Senator Rice, of Cuyahoga, has in charge a bill for the reorganization of schools and providing for their supervision.

No better man than Mr. Rice could have been selected for this work. He is a model man and a model Senator. Clear headed, sound minded, carefully and fully educated, with a painstaking disposition, he is the ablest chairman of the standing committee on schools that any Ohio Legislature ever had. Deeply impressed with the great importance of the subject--of the stern necessity which exists for basing our whole republican form of government on the intelligence of the people, he has carefully provided a bill, which, if enacted into a law, will give a good common school education to every child in the State, and in so doing, has been equally careful that the money raised for that purpose be not squandered. The bill provides for a State Commissioner of Common Schools, and it has been mentioned to me as a matter of deep regret, that the Constitution excludes Mr. Rice from being a candidate for that office--no member of the Legislature being eligible to an office created while he was a member, until one year after the expiration of his term of office.

On the question of the final passage of the bill, Mr. Rice addressed the Senate in a concluding speech, which was published, and very generally noticed by the press. Among these notices, a leading paper published at Cleveland, with a magnanimity rarely possessed by a political opponent, makes the following comments and quotations:

Mr. Rice made the closing speech on the School Bill, in the Senate, on the 24th. It was his Bill. He had labored over it, and for it, a long time, and given to it every consideration, and gained for it every counsel, which, by any possibility, he could gain.

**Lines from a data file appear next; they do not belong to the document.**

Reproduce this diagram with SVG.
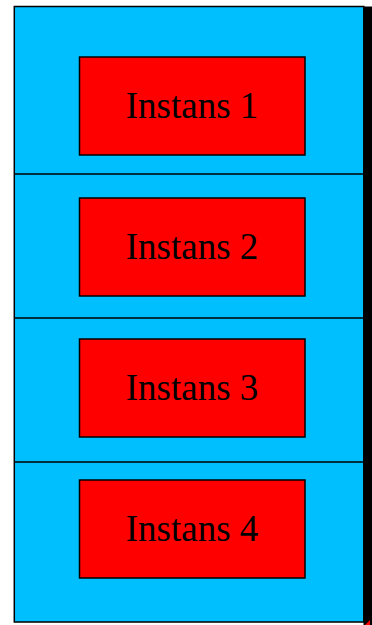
<svg xmlns="http://www.w3.org/2000/svg" width="372" height="625" viewBox="0 0 372 625">
<style>
.inst{fill:#ff0000;stroke:#000;stroke-width:1.5}
.lbl{font-family:"Liberation Serif","Times New Roman",serif;font-size:37px;fill:#000;text-anchor:middle}
.div{stroke:#000;stroke-width:1.5;fill:none}
</style>
<rect x="363.5" y="6.5" width="8.5" height="618.5" fill="#000"/>
<polygon points="365,625 370,620 370,625" fill="#ff0000"/>
<g id="container">
<rect x="14.3" y="6.5" width="349.5" height="615.5" fill="#00bfff" stroke="#000" stroke-width="1.5"/>
</g>
<g id="dividers">
<line class="div" x1="14.3" y1="174" x2="364" y2="174"/>
<line class="div" x1="14.3" y1="318" x2="364" y2="318"/>
<line class="div" x1="14.3" y1="462" x2="364" y2="462"/>
</g>
<g id="inst1"><rect class="inst" x="79.5" y="57" width="225.5" height="98"/><text class="lbl" x="192" y="118">Instans 1</text></g>
<g id="inst2"><rect class="inst" x="79.5" y="198" width="225.5" height="98"/><text class="lbl" x="192" y="259">Instans 2</text></g>
<g id="inst3"><rect class="inst" x="79.5" y="339" width="225.5" height="98"/><text class="lbl" x="192" y="400">Instans 3</text></g>
<g id="inst4"><rect class="inst" x="79.5" y="480" width="225.5" height="98"/><text class="lbl" x="192" y="541">Instans 4</text></g>
</svg>
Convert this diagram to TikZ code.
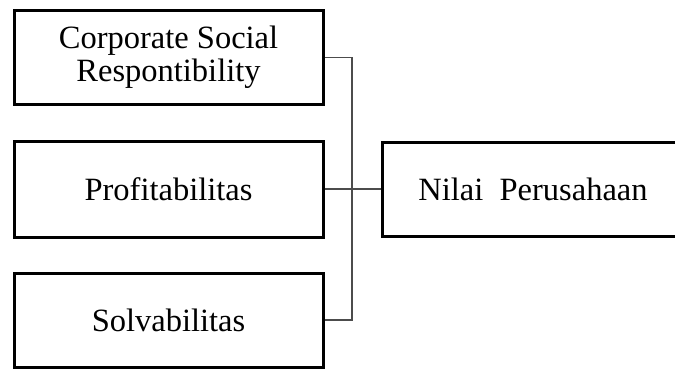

The text of his speech was the language of the Constitution itself; the duty of securing 'a thorough and efficient system of common schools throughout the State.'

Mr. Rice goes into detail on the school bill, and, regretting that we have not room for the detail, we close our synopsis of his very sensible speech by quoting its conclusion:

"It is certainly much cheaper, as well as much wiser, to educate than to punish. How much of crime would be prevented if a higher order of education were generally diffused among all classes. A well educated and enlightened people will have but little occasion for criminal courts, jails and penitentiaries. The educated man has ordinarily too much self-respect, too much regard for moral principle and the value of a good character to stoop to crime. In short, sir, the perpetuity of the government, and security of the citizen, and of property, depend upon the virtue and intelligence of the people.

"By the provisions of this bill, it is intended to make our common schools what they ought to be--the colleges of the people--'cheap enough for the poorest, and good enough for the richest.' With but a slight increase of taxation, schools of different grades can be established and maintained in every township of the State, and the sons and daughters of our farmers and mechanics have an opportunity of acquiring a finished education, equally with the more favored of the land. And, in this way, the elements of mind now slumbering among the uneducated masses, like the fine unwrought marble in the quarry, will be aroused and brought out to challenge the admiration of the world-Philosophers and sages will abound everywhere, on the farm and in the workshop. And many a man of genius will stand out from among the masses, and exhibit a brilliancy of intellect, which will be recognized in the circling years of the great future, as

'A light, a landmark on the cliffs of time.'

"It is only the educated man who is competent to interrogate nature, and comprehend her revelations. Though I would not break down the aristocracy of knowledge of the present age, yet, sir, I would level up, and equalize, and thus create, if I may be allowed the expression, a democracy of knowledge. In this way, and in this way only, can men be made equal in fact--equal in their social and political relations--equal in mental refinement, and in a just appreciation of what constitutes man the brother of his fellow man.